## TASK INSTRUCTIONS
Find the string "that" in the data, then copy every line where it is found.

--------------------------------------------------

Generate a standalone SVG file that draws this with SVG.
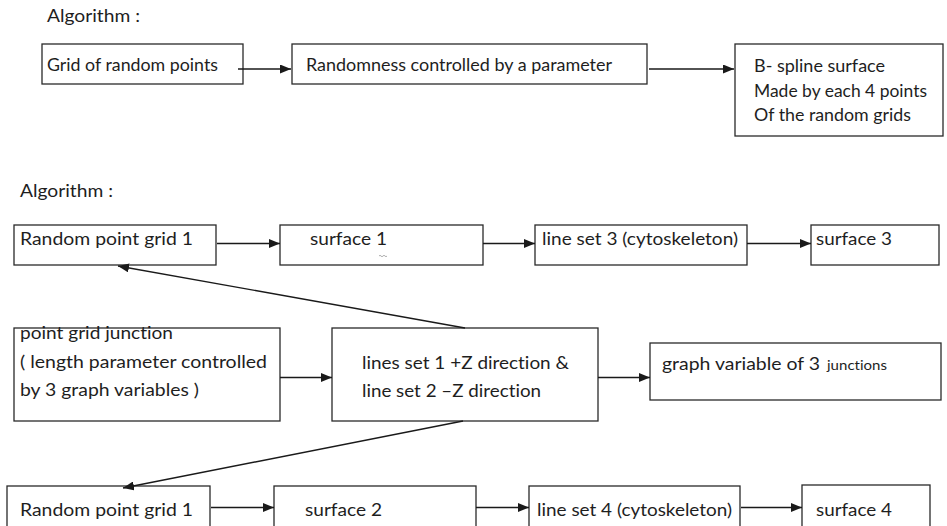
<svg xmlns="http://www.w3.org/2000/svg" width="947" height="526" viewBox="0 0 947 526">
  <style>
    .box { fill: #ffffff; stroke: #2a2a2a; stroke-width: 1.3; }
    .lbl { font-family: Lato, "Open Sans", "Liberation Sans", sans-serif; font-size: 17px; fill: #1e1e1e; font-variant-ligatures: none; font-feature-settings: "liga" 0, "clig" 0; }
    .small { font-size: 13px; }
    .edge { fill: none; stroke: #1a1a1a; stroke-width: 1.4; marker-end: url(#ah); }
  </style>
  <defs>
    <marker id="ah" markerWidth="11" markerHeight="9" refX="11" refY="4.5" orient="auto" markerUnits="userSpaceOnUse">
      <path d="M0,0 L11,4.5 L0,9 z" fill="#1a1a1a"/>
    </marker>
  </defs>
  <rect width="947" height="526" fill="#ffffff"/>

  <!-- first algorithm -->
  <text class="lbl" x="47" y="22" textLength="93" lengthAdjust="spacingAndGlyphs">Algorithm :</text>

  <g id="grid-random-points">
    <rect class="box" x="42" y="44" width="201" height="40"/>
    <text class="lbl" x="47" y="71" textLength="171" lengthAdjust="spacingAndGlyphs">Grid of random points</text>
  </g>
  <g id="randomness-parameter">
    <rect class="box" x="292" y="44" width="355" height="40"/>
    <text class="lbl" x="306" y="71" textLength="306" lengthAdjust="spacingAndGlyphs">Randomness controlled by a parameter</text>
  </g>
  <g id="bspline-surface">
    <rect class="box" x="735" y="44" width="208" height="92"/>
    <text class="lbl" x="754" y="72" textLength="131" lengthAdjust="spacingAndGlyphs">B- spline surface</text>
    <text class="lbl" x="754" y="97" textLength="173" lengthAdjust="spacingAndGlyphs">Made by each 4 points</text>
    <text class="lbl" x="754" y="121" textLength="157" lengthAdjust="spacingAndGlyphs">Of the random grids</text>
  </g>

  <!-- second algorithm -->
  <text class="lbl" x="20" y="197" textLength="93" lengthAdjust="spacingAndGlyphs">Algorithm :</text>

  <g id="random-grid-1-top">
    <rect class="box" x="14" y="225" width="202" height="40"/>
    <text class="lbl" x="20" y="245" textLength="173" lengthAdjust="spacingAndGlyphs">Random point grid 1</text>
  </g>
  <g id="surface-1">
    <rect class="box" x="280" y="225" width="203" height="40"/>
    <text class="lbl" x="310" y="245" textLength="77" lengthAdjust="spacingAndGlyphs">surface 1</text>
    <path d="M379,256 q1,-1.5 2,0 t2,0 t2,0 t2,0" fill="none" stroke="#9a9a9a" stroke-width="0.8"/>
  </g>
  <g id="line-set-3">
    <rect class="box" x="535" y="225" width="212" height="40"/>
    <text class="lbl" x="542" y="245" textLength="196" lengthAdjust="spacingAndGlyphs">line set 3 (cytoskeleton)</text>
  </g>
  <g id="surface-3">
    <rect class="box" x="811" y="225" width="128" height="40"/>
    <text class="lbl" x="816" y="245" textLength="76" lengthAdjust="spacingAndGlyphs">surface 3</text>
  </g>

  <g id="point-grid-junction">
    <rect class="box" x="14" y="328" width="266" height="93"/>
    <text class="lbl" x="20" y="339" textLength="153" lengthAdjust="spacingAndGlyphs">point grid junction</text>
    <text class="lbl" x="20" y="368" textLength="247" lengthAdjust="spacingAndGlyphs">( length parameter controlled</text>
    <text class="lbl" x="20" y="396" textLength="179" lengthAdjust="spacingAndGlyphs">by 3 graph variables )</text>
  </g>
  <g id="line-sets-z">
    <rect class="box" x="332" y="328" width="266" height="93"/>
    <text class="lbl" x="362" y="369" textLength="207" lengthAdjust="spacingAndGlyphs">lines set 1 +Z direction &amp;</text>
    <text class="lbl" x="362" y="397" textLength="179" lengthAdjust="spacingAndGlyphs">line set 2 –Z direction</text>
  </g>
  <g id="graph-variable">
    <rect class="box" x="650" y="343" width="291" height="57"/>
    <text class="lbl" x="662" y="370"><tspan textLength="158" lengthAdjust="spacingAndGlyphs">graph variable of 3</tspan><tspan class="small" x="827" textLength="60" lengthAdjust="spacingAndGlyphs">junctions</tspan></text>
  </g>

  <g id="random-grid-1-bottom">
    <rect class="box" x="7" y="486" width="203" height="50"/>
    <text class="lbl" x="20" y="516" textLength="173" lengthAdjust="spacingAndGlyphs">Random point grid 1</text>
  </g>
  <g id="surface-2">
    <rect class="box" x="274" y="486" width="202" height="50"/>
    <text class="lbl" x="305" y="516" textLength="77" lengthAdjust="spacingAndGlyphs">surface 2</text>
  </g>
  <g id="line-set-4">
    <rect class="box" x="529" y="486" width="211" height="50"/>
    <text class="lbl" x="537" y="516" textLength="195" lengthAdjust="spacingAndGlyphs">line set 4 (cytoskeleton)</text>
  </g>
  <g id="surface-4">
    <rect class="box" x="802" y="485" width="128" height="50"/>
    <text class="lbl" x="816" y="516" textLength="76" lengthAdjust="spacingAndGlyphs">surface 4</text>
  </g>

  <!-- connectors -->
  <g id="connectors">
    <path class="edge" d="M238,69 H291"/>
    <path class="edge" d="M649,69 H734"/>
    <path class="edge" d="M217,243.5 H280"/>
    <path class="edge" d="M483,243.5 H535"/>
    <path class="edge" d="M747,243.5 H811"/>
    <path class="edge" d="M465,328 L118,266"/>
    <path class="edge" d="M280,377.5 H332"/>
    <path class="edge" d="M598,377.5 H650"/>
    <path class="edge" d="M463,421 L123,488"/>
    <path class="edge" d="M211,507.5 H274"/>
    <path class="edge" d="M476,507.5 H529"/>
    <path class="edge" d="M741,507.5 H802"/>
  </g>
</svg>
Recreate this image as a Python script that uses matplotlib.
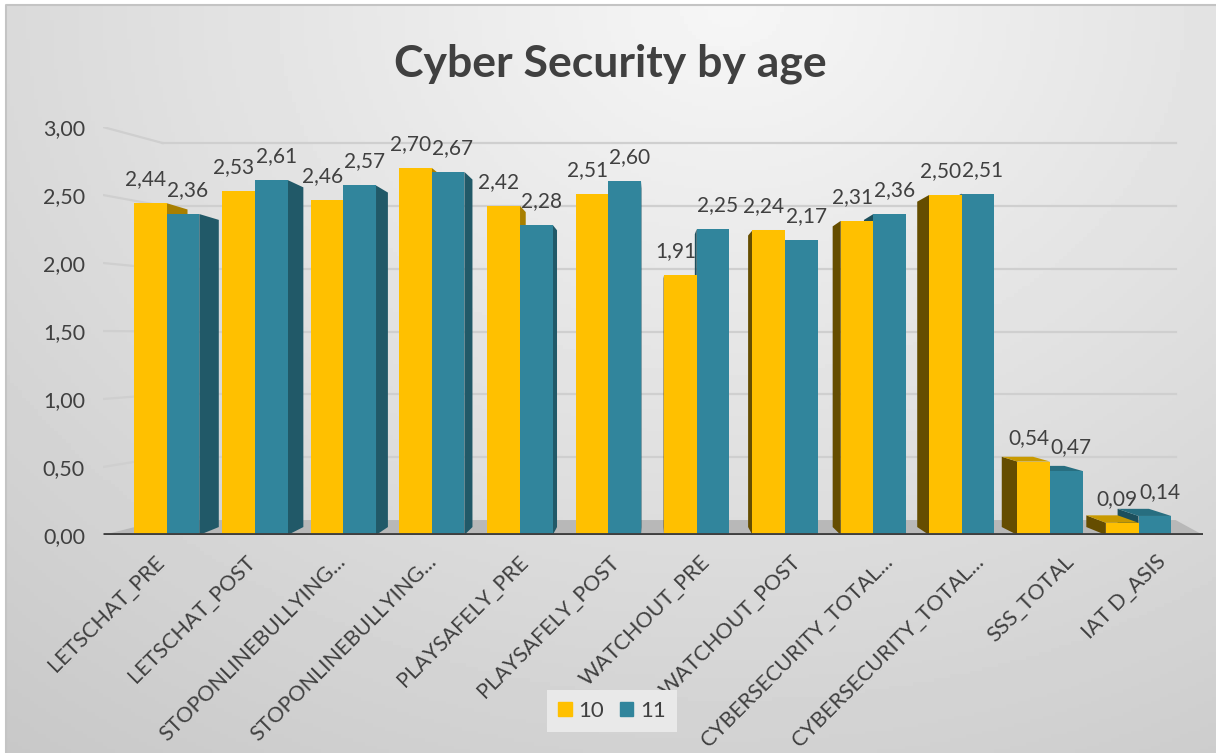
import numpy as np
import matplotlib.pyplot as plt
from matplotlib.patches import Rectangle
from matplotlib.transforms import ScaledTranslation

plt.rcParams['font.family'] = ['Lato', 'DejaVu Sans']

categories = ['LETSCHAT_PRE', 'LETSCHAT_POST', 'STOPONLINEBULLYING...', 'STOPONLINEBULLYING...',
              'PLAYSAFELY_PRE', 'PLAYSAFELY_POST', 'WATCHOUT_PRE', 'WATCHOUT_POST',
              'CYBERSECURITY_TOTAL...', 'CYBERSECURITY_TOTAL...', 'SSS_TOTAL', 'IAT D_ASIS']
age_10 = [2.44, 2.53, 2.46, 2.70, 2.42, 2.51, 1.91, 2.24, 2.31, 2.50, 0.54, 0.09]
age_11 = [2.36, 2.61, 2.57, 2.67, 2.28, 2.60, 2.25, 2.17, 2.36, 2.51, 0.47, 0.14]
series_names = ['10', '11']
y_ticks = [0, 0.5, 1.0, 1.5, 2.0, 2.5, 3.0]

YELLOW = '#FFC000'
TEAL = '#31859C'
TEXT = '#404040'

# fake 3d: faces recede toward a vanishing point (data coords)
VP = (5.5, 1.36)
K = 0.043
XMIN, XMAX = -0.72, 11.73
BAR_W = 0.37


def back(x, y):
    return x + K * (VP[0] - x), y + K * (VP[1] - y)


def draw_bar(ax, x0, h, color, side_color, top_color):
    x1 = x0 + BAR_W
    # side face on the vanishing point side
    xs = x1 if x1 < VP[0] else x0
    b0 = back(xs, 0)
    b1 = back(xs, h)
    ax.fill([xs, xs, b1[0], b0[0]], [0, h, b1[1], b0[1]], color=side_color, lw=0, zorder=3)
    if h < VP[1]:
        t0 = back(x0, h)
        t1 = back(x1, h)
        ax.fill([x0, x1, t1[0], t0[0]], [h, h, t1[1], t0[1]], color=top_color, lw=0, zorder=3)
    ax.bar(x0, h, width=BAR_W, align='edge', color=color, lw=0, zorder=3)


fig = plt.figure(figsize=(12.16, 7.53), dpi=100)

# background panel with soft gradient
bg = fig.add_axes([0, 0, 1, 1], zorder=-5)
gx, gy = np.meshgrid(np.linspace(0, 1, 300), np.linspace(0, 1, 200))
r = np.sqrt(((gx - 0.6) / 0.8) ** 2 + ((1 - gy) / 1.05) ** 2)
shade = np.clip(0.965 - 0.15 * r, 0, 1)
left = 6 / 1216
bg.imshow(shade, cmap='gray', vmin=0, vmax=1, origin='lower',
          extent=[left, 1, 0, 1 - 5 / 753], aspect='auto')
bg.plot([left, left, 1.01], [-0.01, 1 - 5 / 753, 1 - 5 / 753], color='#c4c4c4', lw=1.5)
bg.set_xlim(0, 1)
bg.set_ylim(0, 1)
bg.axis('off')

ax = fig.add_axes([103 / 1216, 1 - 535 / 753, 1100 / 1216, 408 / 753])
ax.patch.set_visible(False)
ax.set_xlim(XMIN, XMAX)
ax.set_ylim(0, 3)
for s in ax.spines.values():
    s.set_visible(False)

# walls: left wall ticks and back wall gridlines
wall_l, wall_r = -0.045, 11.42
for v in y_ticks[1:]:
    yb = 0.110 + 0.924 * v
    ax.plot([XMIN, wall_l], [v, yb], color='#cfcfcf', lw=1.6, zorder=1)
    ax.plot([wall_l, wall_r], [yb, yb], color='#cfcfcf', lw=1.6, zorder=1)

# floor
ax.fill([XMIN, wall_l, wall_r, XMAX], [0, 0.11, 0.11, 0], color='#b8b8b8', lw=0, zorder=2)
ax.plot([XMIN, XMAX], [0, 0], color='#3f3f3f', lw=3.5, zorder=4, solid_capstyle='butt')

x = np.arange(len(categories))
for i in x:
    y0 = i - BAR_W
    y1 = i
    if i + 0.2 < VP[0]:
        draw_bar(ax, y0, age_10[i], YELLOW, '#a87f00', '#d9a300')
        draw_bar(ax, y1, age_11[i], TEAL, '#215968', '#276e80')
    else:
        draw_bar(ax, y1, age_11[i], TEAL, '#1d4f5c', '#276e80')
        draw_bar(ax, y0, age_10[i], YELLOW, '#654d00', '#c99a00')

for xs, vals, dx in ((x - BAR_W / 2, age_10, -3.5), (x + BAR_W / 2, age_11, 3.5)):
    for xi, v in zip(xs, vals):
        ax.annotate(f'{v:.2f}'.replace('.', ','), (xi, v), xytext=(dx, 10),
                    textcoords='offset points', ha='center', va='bottom',
                    fontsize=15, color=TEXT, zorder=6)

ax.set_yticks(y_ticks)
ax.set_yticklabels([f'{v:.2f}'.replace('.', ',') for v in y_ticks], fontsize=15.5, color=TEXT)
ax.set_xticks(x)
ax.set_xticklabels(categories, rotation=45, ha='right', va='center',
                   rotation_mode='anchor', fontsize=15.5, color=TEXT)
ax.tick_params(axis='both', length=0)
ax.tick_params(axis='y', pad=13)
ax.tick_params(axis='x', pad=17)
# labels drift outward with the perspective of the floor edge
for i, lbl in enumerate(ax.get_xticklabels()):
    shift = ScaledTranslation((-6 + 2.7 * i) / 72 * 0.72, 0, fig.dpi_scale_trans)
    lbl.set_transform(lbl.get_transform() + shift)

fig.text(0.502, 0.916, 'Cyber Security by age', ha='center', va='center',
         fontsize=32, fontweight='bold', color=TEXT)

handles = [Rectangle((0, 0), 1, 1, color=YELLOW), Rectangle((0, 0), 1, 1, color=TEAL)]
leg = fig.legend(handles, series_names, loc='center', bbox_to_anchor=(612 / 1216, 1 - 711 / 753),
                 ncol=2, fontsize=16, frameon=True, handlelength=0.6, handleheight=0.6,
                 handletextpad=0.3, columnspacing=0.7, borderpad=0.5, borderaxespad=0)
leg.get_frame().set_facecolor('#e9e9e9')
leg.get_frame().set_edgecolor('none')
leg.get_frame().set_alpha(1)
leg.get_frame().set_boxstyle('square', pad=0)
for t in leg.get_texts():
    t.set_color(TEXT)

fig.savefig('out.png', dpi=100)
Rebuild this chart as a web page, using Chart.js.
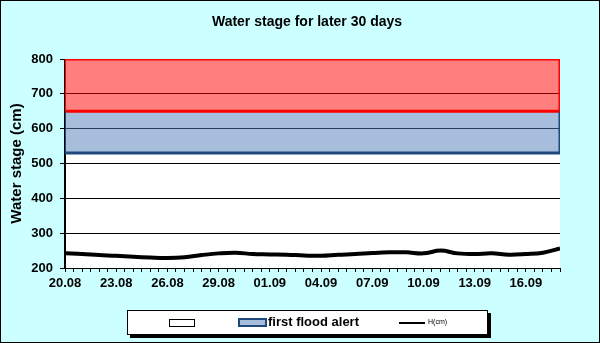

--------------------------------------------------

## RESPONSE BELOW
Generate a standalone SVG file that draws this with SVG.
Recreate this image as a Python script that uses matplotlib.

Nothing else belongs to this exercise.